Она садится, обессилев мгновенно. И бессознательным жестом закрывает лицо.

«Любит… Любит… Любит, как прежде!..» — бьет в ее виски… звенит в ушах, стучит в мозгу. И у нее уже нет ненависти. Нет отвращения. Страшное безволие. Знакомое чувство… И это безумное, забытое влечение, опьянявшее ее когда-то… Да… да… От него дрожит ее тело… Зачем оно проснулось? Из какой бездны оно встало? Оно вызвано его голосом, взглядом, одним прикосновением руки. Так скоро? Так легко? Но ведь не его она любит… Любила все эти дни… Не о нем мечтала… Не его ждала… Лицо Нелидова встает перед нею. Надменное, с презрительной гримасой…

— Ма-а-ня!.. Ча-ай пить! — издали несется голос Сони.

Она содрогается. Она как будто очнулась от кошмара.

«Нет… Это надо кончить! Надо вызвать разрыв… Оскорбить его! Нам нельзя встречаться!..»

Она отодвигается и поправляет волосы. Он видит, что руки ее дрожат.

— Соня, конечно, сказала вам все, — говорит она каким-то глухим голосом, не поднимая ресниц. — Я люблю другого. И вы сами понимаете, Марк…

Она вдруг останавливается. Она забыла.

— Александрыч, — подсказывает он тихонько, глядя на нее снизу вверх и прижимая к щеке набалдашник трости.
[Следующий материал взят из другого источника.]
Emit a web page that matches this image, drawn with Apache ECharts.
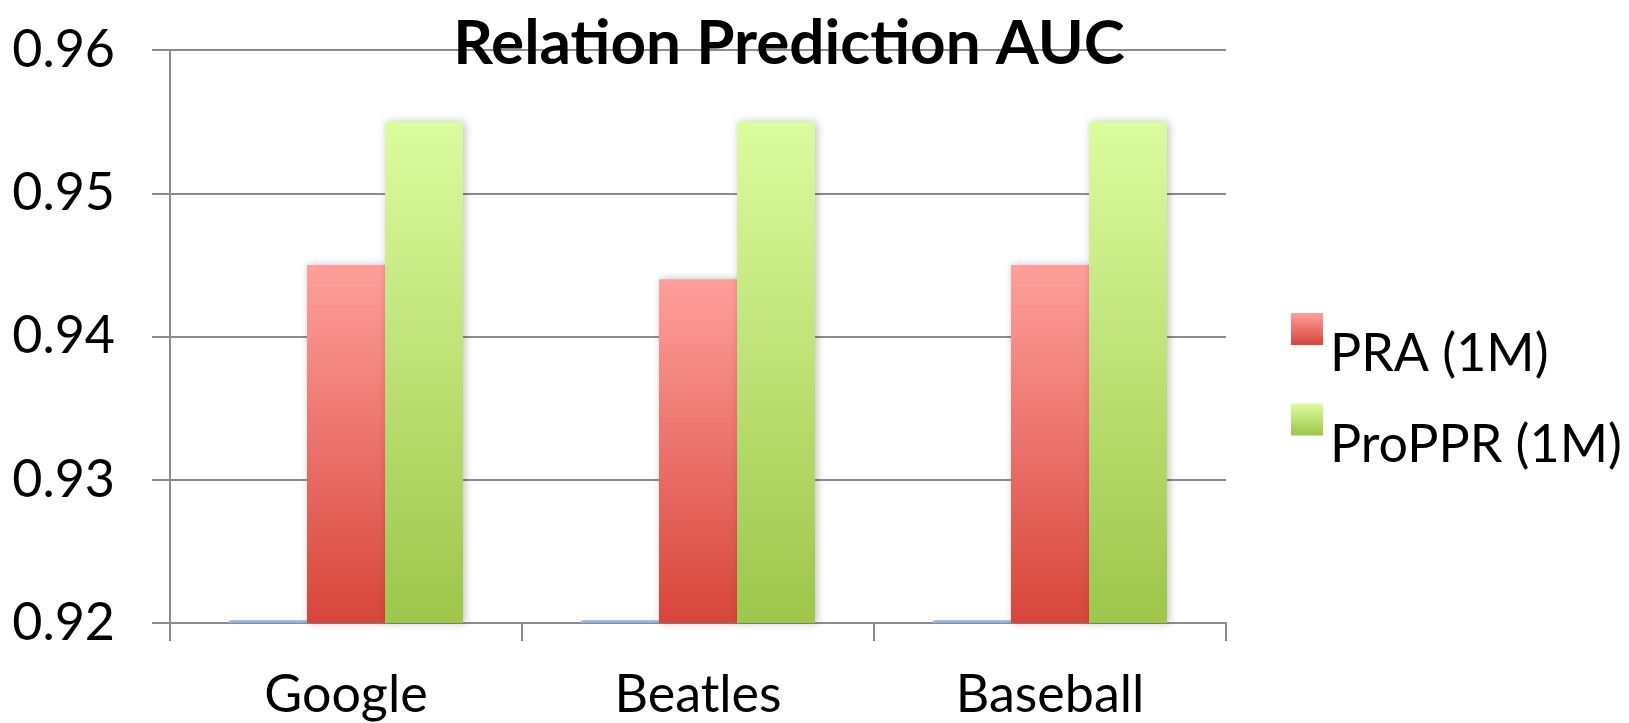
<!DOCTYPE html>
<html>
<head>
<meta charset="utf-8">
<script src="https://cdn.jsdelivr.net/npm/echarts@6/dist/echarts.min.js"></script>
<style>
  html, body { margin: 0; padding: 0; background: #fff; }
  #chart { width: 1629px; height: 723px; }
</style>
</head>
<body>
<div id="chart"></div>
<script>
// data
const categories = ['Google', 'Beatles', 'Baseball']
const baseline = [0.9202, 0.9202, 0.9202]     // blue series, barely above the axis
const praValues = [0.945, 0.944, 0.945]
const proPPRValues = [0.955, 0.955, 0.955]
const seriesNames = ['PRA (1M)', 'ProPPR (1M)']

const font = 'Lato'

const grad = (top, bottom) => new echarts.graphic.LinearGradient(0, 0, 0, 1, [
  { offset: 0, color: top },
  { offset: 1, color: bottom }
])

const barShadow = {
  shadowBlur: 8,
  shadowColor: 'rgba(0,0,0,0.25)',
  shadowOffsetX: 2
}

var myChart = echarts.init(document.getElementById('chart'))

var option = {
  animation: false,
  title: {
    text: 'Relation Prediction AUC',
    left: 784,
    textAlign: 'center',
    top: 8,
    textStyle: { fontFamily: font, fontWeight: 'bold', fontSize: 62, color: '#000' }
  },
  legend: {
    data: seriesNames,
    orient: 'vertical',
    icon: 'rect',
    left: 1286,
    top: 308,
    itemWidth: 32,
    itemHeight: 32,
    itemGap: 23,
    // the text sits lower than the swatch, as in the original
    formatter: name => '{s| }{t|' + name + '}',
    textStyle: {
      rich: {
        s: { height: 103, width: 1, fontSize: 10 },
        t: { fontFamily: font, fontSize: 52, color: '#000', verticalAlign: 'bottom', padding: [0, 0, 0, 1] }
      }
    }
  },
  grid: { left: 170, right: 403, top: 50, bottom: 100 },
  xAxis: {
    type: 'category',
    data: categories,
    axisLine: { lineStyle: { color: '#8c8c8c', width: 2 } },
    axisTick: { show: true, length: 18, lineStyle: { color: '#8c8c8c', width: 2 } },
    axisLabel: { fontFamily: font, fontSize: 52, color: '#000', margin: 46 }
  },
  yAxis: {
    type: 'value',
    min: 0.92,
    max: 0.96,
    interval: 0.01,
    axisLine: { show: true, lineStyle: { color: '#8c8c8c', width: 2 } },
    axisTick: { show: true, length: 18, lineStyle: { color: '#8c8c8c', width: 2 } },
    splitLine: { lineStyle: { color: '#8c8c8c', width: 2 } },
    axisLabel: {
      fontFamily: font, fontSize: 52, color: '#000', margin: 55,
      formatter: v => v.toFixed(2)
    }
  },
  series: [
    {
      name: 'base',
      type: 'bar',
      data: baseline,
      barWidth: 78,
      barGap: '0%',
      itemStyle: { color: '#8db3e2' },
      z: 1
    },
    {
      name: seriesNames[0],
      type: 'bar',
      data: praValues,
      barWidth: 78,
      barGap: '0%',
      itemStyle: Object.assign({ color: grad('#ff9f9b', '#d7453a') }, barShadow)
    },
    {
      name: seriesNames[1],
      type: 'bar',
      data: proPPRValues,
      barWidth: 78,
      barGap: '0%',
      itemStyle: Object.assign({ color: grad('#dbfc9f', '#9dc64a') }, barShadow)
    }
  ]
}

myChart.setOption(option)
</script>
</body>
</html>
И все лицо Мани загорается вдруг до корня волос. — Между нами все кончено! — жестко говорит она, упорно глядя на его уши. — Надеюсь, вы сумеете подчиниться моему решению? И уважать мою волю?
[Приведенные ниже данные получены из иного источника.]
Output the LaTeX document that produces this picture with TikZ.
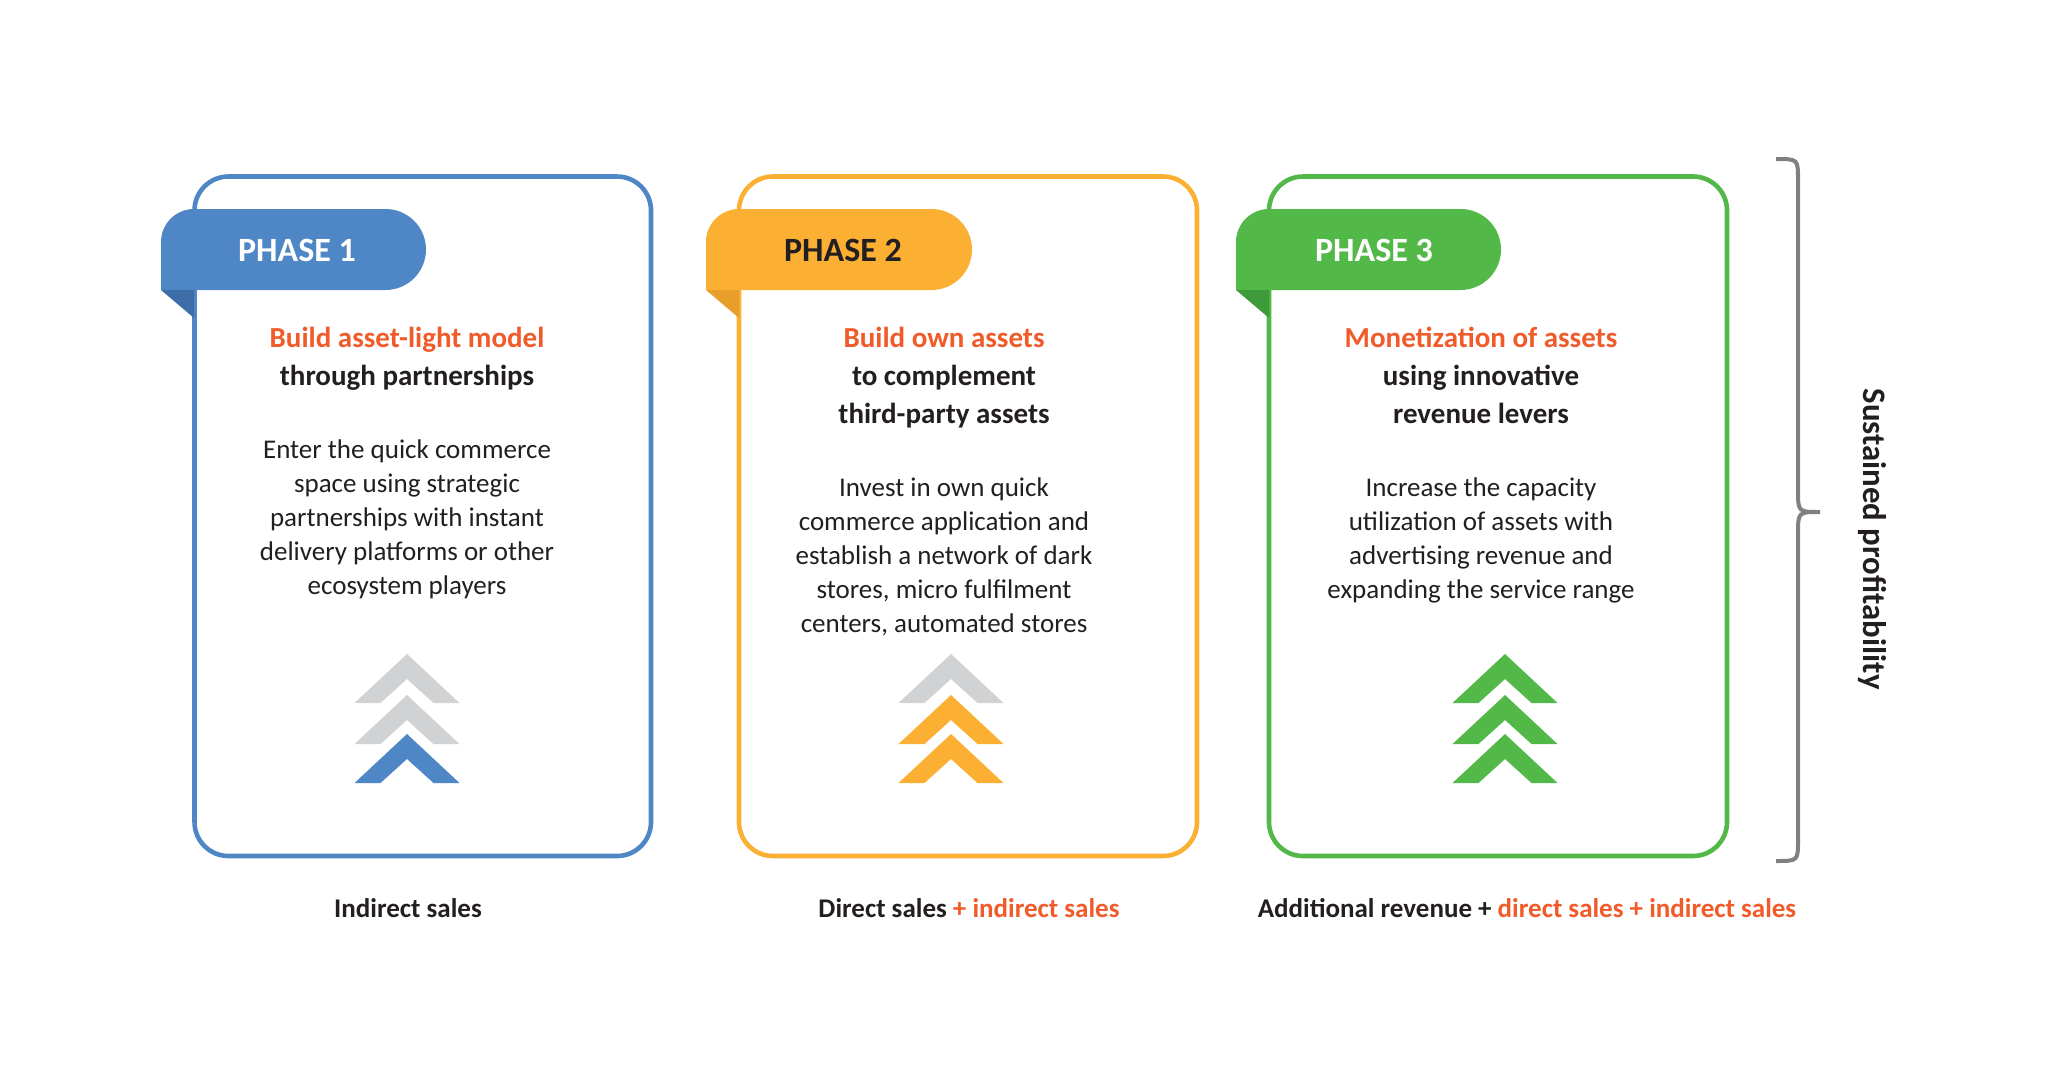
\documentclass[tikz,border=0pt]{standalone}
\usepackage{fontspec}
\setmainfont{Carlito}
\definecolor{pblue}{HTML}{4F86C6}
\definecolor{pbluedk}{HTML}{3D6EA8}
\definecolor{porange}{HTML}{FBB034}
\definecolor{porangedk}{HTML}{E89E2A}
\definecolor{pgreen}{HTML}{52B848}
\definecolor{pgreendk}{HTML}{3F9A3A}
\definecolor{ptitle}{HTML}{F15A29}
\definecolor{ptext}{HTML}{231F20}
\definecolor{pgray}{HTML}{D1D2D4}
\definecolor{pbrace}{HTML}{808080}
\tikzset{
  phasebox/.style={line width=2.3pt, rounded corners=17pt},
  tabtext/.style={font=\fontsize{17}{20}\selectfont\bfseries},
  titletext/.style={font=\fontsize{14.5}{19}\selectfont\bfseries, text=ptext, align=center, inner sep=0pt},
  bodytext/.style={font=\fontsize{13.5}{17}\selectfont, text=ptext, align=center, inner sep=0pt},
  bottomtext/.style={font=\fontsize{13.5}{16}\selectfont\bfseries, text=ptext, inner sep=0pt},
}
\newcommand{\chev}[3]{% center x, apex y, color
  \fill[#3] (#1,#2) -- (#1+52.5,#2+49) -- (#1+26.5,#2+49) -- (#1,#2+25) -- (#1-26.5,#2+49) -- (#1-52.5,#2+49) -- cycle;}
\newcommand{\phasetab}[4]{% left x, right x, fill, dark
  \fill[#3] (#1,290) -- (#1,242) arc[start angle=180,end angle=270,radius=33] -- (#2-40.5,209) arc[start angle=270,end angle=450,radius=40.5] -- cycle;
  \fill[#4] (#1,290) -- (#1+33,290) -- (#1+33,318) -- cycle;}
\begin{document}
\begin{tikzpicture}[x=0.5pt,y=-0.5pt]
\useasboundingbox[fill=white] (0,0) rectangle (2048,1076);
% boxes
\draw[phasebox, draw=pblue] (194.5,176.5) rectangle (651,856);
\draw[phasebox, draw=porange] (739,176.5) rectangle (1197,856);
\draw[phasebox, draw=pgreen] (1269,176.5) rectangle (1727,856);
% tabs
\phasetab{161}{426}{pblue}{pbluedk}
\phasetab{706}{972}{porange}{porangedk}
\phasetab{1236}{1501}{pgreen}{pgreendk}
\node[tabtext, text=white] (tab1) at (297,250) {PHASE 1};
\node[tabtext, text=ptext] (tab2) at (843,250) {PHASE 2};
\node[tabtext, text=white] (tab3) at (1374,250) {PHASE 3};
% titles
\node[titletext] (title1) at (407,359) {\textcolor{ptitle}{Build asset-light model}\\through partnerships};
\node[titletext] (title2) at (944,378) {\textcolor{ptitle}{Build own assets}\\to complement\\third-party assets};
\node[titletext] (title3) at (1481,375) {\textcolor{ptitle}{Monetization of assets}\\using innovative\\revenue levers};
% bodies
\node[bodytext] (body1) at (407,519) {Enter the quick commerce\\space using strategic\\partnerships with instant\\delivery platforms or other\\ecosystem players};
\node[bodytext] (body2) at (944,557) {Invest in own quick\\commerce application and\\establish a network of dark\\stores, micro fulfilment\\centers, automated stores};
\node[bodytext] (body3) at (1481,540) {Increase the capacity\\utilization of assets with\\advertising revenue and\\expanding the service range};
% chevrons
\chev{407}{654}{pgray}\chev{407}{695}{pgray}\chev{407}{734}{pblue}
\chev{951}{654}{pgray}\chev{951}{695}{porange}\chev{951}{734}{porange}
\chev{1505}{654}{pgreen}\chev{1505}{695}{pgreen}\chev{1505}{734}{pgreen}
% bottom labels
\node[bottomtext] (bot1) at (408,908) {Indirect sales};
\node[bottomtext] (bot2) at (969,908) {Direct sales \textcolor{ptitle}{+ indirect sales}};
\node[bottomtext] (bot3) at (1527,908) {Additional revenue + \textcolor{ptitle}{direct sales + indirect sales}};
% brace
\coordinate (bt) at (1776,159);
\coordinate (bm) at (1820,512);
\coordinate (bb) at (1776,861);
\draw[pbrace, line width=2pt] (bt) .. controls (1798,159) .. (1798,180) -- (1798,490) .. controls (1798,512) .. (bm)
  (bm) .. controls (1798,512) .. (1798,534) -- (1798,840) .. controls (1798,861) .. (bb);
\node[font=\fontsize{16.4}{18}\selectfont\bfseries, text=ptext, rotate=-90] (sust) at (1872,539) {Sustained profitability};
\end{tikzpicture}
\end{document}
— Я разве когда-нибудь не уважал ее? — тихо-тихо спрашивает он.

Сердце ее начинает бурно колотиться в груди.

— Вы отлично понимаете, что я хочу сказать! — нервно кричит она, разом теряя голову. — Вы не смеете стоять у меня на дороге! Вы не смеете просить у меня свиданий. Вы не смеете просить… Ах! Вы отлично знаете, о чем я говорю…

— Отчего же не дать вам удовольствия отказать мне в моих просьбах?
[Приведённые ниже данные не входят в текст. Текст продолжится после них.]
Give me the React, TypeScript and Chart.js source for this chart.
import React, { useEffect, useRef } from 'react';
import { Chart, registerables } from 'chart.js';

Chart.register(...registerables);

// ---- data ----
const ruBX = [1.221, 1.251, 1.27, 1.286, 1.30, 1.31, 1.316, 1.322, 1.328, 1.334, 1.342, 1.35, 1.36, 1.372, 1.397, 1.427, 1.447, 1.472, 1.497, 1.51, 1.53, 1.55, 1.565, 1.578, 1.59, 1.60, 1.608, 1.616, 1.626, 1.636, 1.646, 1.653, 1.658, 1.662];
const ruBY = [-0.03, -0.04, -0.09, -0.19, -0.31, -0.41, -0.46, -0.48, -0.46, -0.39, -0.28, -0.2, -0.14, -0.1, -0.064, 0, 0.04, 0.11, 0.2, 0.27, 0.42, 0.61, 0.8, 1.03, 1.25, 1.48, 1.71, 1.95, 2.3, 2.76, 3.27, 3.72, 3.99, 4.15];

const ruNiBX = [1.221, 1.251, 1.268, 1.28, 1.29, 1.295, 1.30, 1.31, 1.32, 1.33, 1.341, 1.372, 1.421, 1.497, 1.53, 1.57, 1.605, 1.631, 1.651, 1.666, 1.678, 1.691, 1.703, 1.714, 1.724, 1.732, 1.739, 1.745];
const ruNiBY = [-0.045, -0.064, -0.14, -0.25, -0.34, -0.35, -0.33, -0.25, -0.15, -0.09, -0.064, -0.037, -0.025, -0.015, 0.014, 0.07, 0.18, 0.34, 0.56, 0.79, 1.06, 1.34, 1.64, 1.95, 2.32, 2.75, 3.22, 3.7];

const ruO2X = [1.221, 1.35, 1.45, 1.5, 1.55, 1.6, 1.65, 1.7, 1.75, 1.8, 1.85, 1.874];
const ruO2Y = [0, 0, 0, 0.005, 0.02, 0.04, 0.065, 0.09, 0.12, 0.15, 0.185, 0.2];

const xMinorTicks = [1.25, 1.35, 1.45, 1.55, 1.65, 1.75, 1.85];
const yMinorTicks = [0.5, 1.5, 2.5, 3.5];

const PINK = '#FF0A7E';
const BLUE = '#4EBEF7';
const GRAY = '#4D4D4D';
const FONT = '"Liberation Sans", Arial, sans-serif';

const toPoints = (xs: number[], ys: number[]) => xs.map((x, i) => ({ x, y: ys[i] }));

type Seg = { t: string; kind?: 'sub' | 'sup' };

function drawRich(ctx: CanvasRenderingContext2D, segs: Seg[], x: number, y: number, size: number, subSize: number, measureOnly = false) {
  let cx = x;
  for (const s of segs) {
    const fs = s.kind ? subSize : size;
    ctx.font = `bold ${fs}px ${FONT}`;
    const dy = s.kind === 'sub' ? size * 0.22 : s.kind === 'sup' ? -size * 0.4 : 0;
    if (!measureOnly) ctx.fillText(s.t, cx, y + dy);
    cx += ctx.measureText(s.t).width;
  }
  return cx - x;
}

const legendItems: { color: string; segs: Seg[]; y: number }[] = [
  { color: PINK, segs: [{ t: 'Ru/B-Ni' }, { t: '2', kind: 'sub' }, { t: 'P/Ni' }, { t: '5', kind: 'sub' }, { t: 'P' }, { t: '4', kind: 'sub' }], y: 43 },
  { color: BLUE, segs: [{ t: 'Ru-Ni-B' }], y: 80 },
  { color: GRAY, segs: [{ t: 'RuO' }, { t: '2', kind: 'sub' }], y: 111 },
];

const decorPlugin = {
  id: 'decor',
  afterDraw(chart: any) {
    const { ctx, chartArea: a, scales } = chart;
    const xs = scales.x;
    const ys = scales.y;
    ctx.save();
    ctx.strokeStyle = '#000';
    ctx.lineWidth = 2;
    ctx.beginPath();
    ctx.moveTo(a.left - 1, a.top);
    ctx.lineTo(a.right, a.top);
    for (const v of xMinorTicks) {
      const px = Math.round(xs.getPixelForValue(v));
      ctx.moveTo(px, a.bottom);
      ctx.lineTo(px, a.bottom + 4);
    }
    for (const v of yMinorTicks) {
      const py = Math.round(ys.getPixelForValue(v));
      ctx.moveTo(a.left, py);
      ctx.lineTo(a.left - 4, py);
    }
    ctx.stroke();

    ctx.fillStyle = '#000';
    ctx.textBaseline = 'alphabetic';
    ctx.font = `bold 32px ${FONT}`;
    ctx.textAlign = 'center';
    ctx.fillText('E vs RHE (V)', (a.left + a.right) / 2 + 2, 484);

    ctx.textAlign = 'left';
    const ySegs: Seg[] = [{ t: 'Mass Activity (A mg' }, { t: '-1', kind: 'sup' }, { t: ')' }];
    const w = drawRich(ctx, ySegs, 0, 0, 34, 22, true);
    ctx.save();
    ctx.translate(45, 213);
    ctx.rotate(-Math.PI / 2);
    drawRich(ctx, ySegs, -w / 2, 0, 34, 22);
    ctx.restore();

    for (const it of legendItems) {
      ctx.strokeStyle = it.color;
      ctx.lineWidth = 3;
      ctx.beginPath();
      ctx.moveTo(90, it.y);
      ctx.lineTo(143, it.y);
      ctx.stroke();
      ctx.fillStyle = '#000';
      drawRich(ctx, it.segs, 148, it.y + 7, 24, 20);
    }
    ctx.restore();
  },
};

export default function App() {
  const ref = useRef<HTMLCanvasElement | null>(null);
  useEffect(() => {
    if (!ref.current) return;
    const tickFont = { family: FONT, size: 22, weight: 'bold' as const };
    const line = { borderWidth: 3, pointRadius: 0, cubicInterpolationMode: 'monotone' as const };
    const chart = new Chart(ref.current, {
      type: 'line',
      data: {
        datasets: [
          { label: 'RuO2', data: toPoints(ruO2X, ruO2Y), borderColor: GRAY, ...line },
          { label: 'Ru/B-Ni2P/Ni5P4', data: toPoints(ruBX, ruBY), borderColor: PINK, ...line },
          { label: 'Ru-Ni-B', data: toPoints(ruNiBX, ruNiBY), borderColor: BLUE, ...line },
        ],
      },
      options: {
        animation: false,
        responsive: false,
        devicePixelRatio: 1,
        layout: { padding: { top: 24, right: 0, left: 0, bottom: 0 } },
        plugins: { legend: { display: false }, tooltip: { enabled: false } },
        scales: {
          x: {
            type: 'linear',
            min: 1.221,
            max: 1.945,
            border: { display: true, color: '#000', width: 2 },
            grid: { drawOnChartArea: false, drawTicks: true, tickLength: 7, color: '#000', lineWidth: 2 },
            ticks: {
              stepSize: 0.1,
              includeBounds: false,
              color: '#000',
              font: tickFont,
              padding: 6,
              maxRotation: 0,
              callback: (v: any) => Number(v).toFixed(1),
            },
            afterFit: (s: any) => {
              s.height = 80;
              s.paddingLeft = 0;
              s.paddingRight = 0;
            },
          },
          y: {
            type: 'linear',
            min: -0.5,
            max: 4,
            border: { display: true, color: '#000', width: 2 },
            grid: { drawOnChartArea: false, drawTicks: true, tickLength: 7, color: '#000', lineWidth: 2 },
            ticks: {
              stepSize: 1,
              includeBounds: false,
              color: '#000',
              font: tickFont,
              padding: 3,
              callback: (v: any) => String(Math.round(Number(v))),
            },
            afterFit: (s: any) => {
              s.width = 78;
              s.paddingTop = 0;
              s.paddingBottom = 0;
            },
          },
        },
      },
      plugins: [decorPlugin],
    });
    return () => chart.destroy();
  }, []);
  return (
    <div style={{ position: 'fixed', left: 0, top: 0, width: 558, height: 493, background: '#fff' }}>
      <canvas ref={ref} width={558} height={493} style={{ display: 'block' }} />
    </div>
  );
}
Она вскочила. Туфелька ее бьет по земле.

— Не смейте смеяться! По какому праву?… Я вас ненавижу… Слышите? Вы мне противны… противны… И если вы… не бесчестный человек… вы должны забыть… Вы должны все забыть…

Ее глаза сверкают как алмазы. Она прекрасна. Он жадно глядит на нее снизу вверх. И его тонкие ноздри дрожат.

Их глаза встречаются. И она опять падает духом.

Его веки опускаются… Синеватые, прозрачные веки. Он что-то пишет тростью на земле. И чем больше длится молчание, тем сильнее растет ее тревога.

— Ваша тактика, Мария Сергеевна, мне понятна. Но оскорбить меня вам не удастся! Кто любит, у того нет гордости. И вы напрасно беспокоитесь. Господин Нелидов никогда не узнает о страничке романа в вашем прошлом. Вы ее вырвали. И этого довольно. Остальное касается уже меня. Буду ли я вас любить? Буду ли я помнить о том, что связало наши души и жизни? Какое вам дело до этого? Это останется между нами двумя.